En mars dernier, Jian Ghomeshi a été acquitté des accusations d’agressions sexuelles et de tentative d’étouffement qui pesaient contre lui. Qu’en pensez-vous ? Comme beaucoup de gens, j’ai été déçue. Mais je m’y attendais. J’ai couvert les affaires judiciaires pendant 10 ans pour The Gazette. Le seul viol qui s’est soldé par un emprisonnement avait été commis par un étranger entré chez sa victime par effraction. Celle-ci ne le connaissait pas, ce qui est rare, car près de 8 personnes sur 10 savent qui est leur agresseur. Le procès de Gomeshi a néanmoins levé le voile sur les failles du système judiciaire. On doit le repenser, mieux former les juges, les avocats, la Couronne. Appuyer les victimes et encadrer les agresseurs. Pour que les unes soient entendues et les autres amenés à reconnaître leurs torts et à demander pardon.
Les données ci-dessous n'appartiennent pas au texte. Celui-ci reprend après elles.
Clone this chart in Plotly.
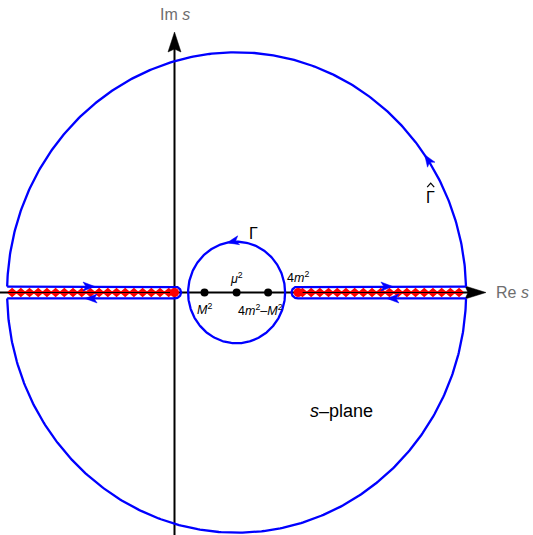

En mai, la Couronne a mis fin à d’autres poursuites contre Jian Ghomeshi en échange d’excuses et d’une promesse de ne pas troubler la paix pendant un an. Est-ce suffisant ? Kathryn Borel, la plaignante, s’est exprimée avec force sur les marches du palais de justice en dénonçant les actes dégradants commis par l’ex-animateur. Cette reconnaissance de la vérité est une victoire en soi. [NDLR : Elle y a déclaré : « Pendant trois ans, M. Ghomeshi m’a clairement signifié qu’il pouvait faire ce qu’il voulait de moi et de mon corps. Il m’a clairement expliqué qu’il pouvait m’humilier de façon répétitive en toute impunité. (…) Sans le courage de ces 20  femmes, jamais je n’aurais exprimé publiquement ce que j’avais vécu. (…) Nous aimerions toutes pouvoir tourner la page, mais tant qu’il n’admettra pas tout ce qu’il a fait, ce sera impossible ».]

Avec le recul, que retirez-vous de cette expérience ? J’ai rédigé des tonnes d’articles sur les agressions sexuelles, mené une kyrielle d’entrevues avec des femmes qui souffrent. Mais jamais je n’avais écrit sur ces épisodes de ma vie. Ça m’a rendue vulnérable. En même temps, j’étais très contente de tout ce mouvement. Enfant, j’ai tenté d’alerter mes parents, mais ils ne voulaient rien entendre : « Oublie ça, c’est du passé… » J’ai voyagé beaucoup pour échapper à ma douleur. À 30 ans, j’étais déprimée, toute seule à Londres. J’ai appelé ma mère : « On doit se parler de “ça”. Je n’en peux plus, j’ai envie de me suicider. » Elle m’a dit de rentrer. J’ai suivi une thérapie pendant cinq ans. Le plus dur, ce n’est pas l’agression en tant que telle. C’est d’admettre qu’une personne aimée et respectée ait pu te faire du mal. À quoi pensait mon grand-père ? Après ma thérapie, je l’ai confronté. Il m’a traitée de menteuse. Je lui ai répondu : « Je sais ce que tu as fait, et Dieu aussi. Tu vas brûler en enfer ! » J’aurais espéré des excuses. Il est mort, aujourd’hui. Quant à l’agent de bord, il a cherché à me revoir. J’ai refusé. Des années plus tard, j’ai essayé de le retracer, sans succès. Qu’importe, briser le silence est la première étape de la guérison.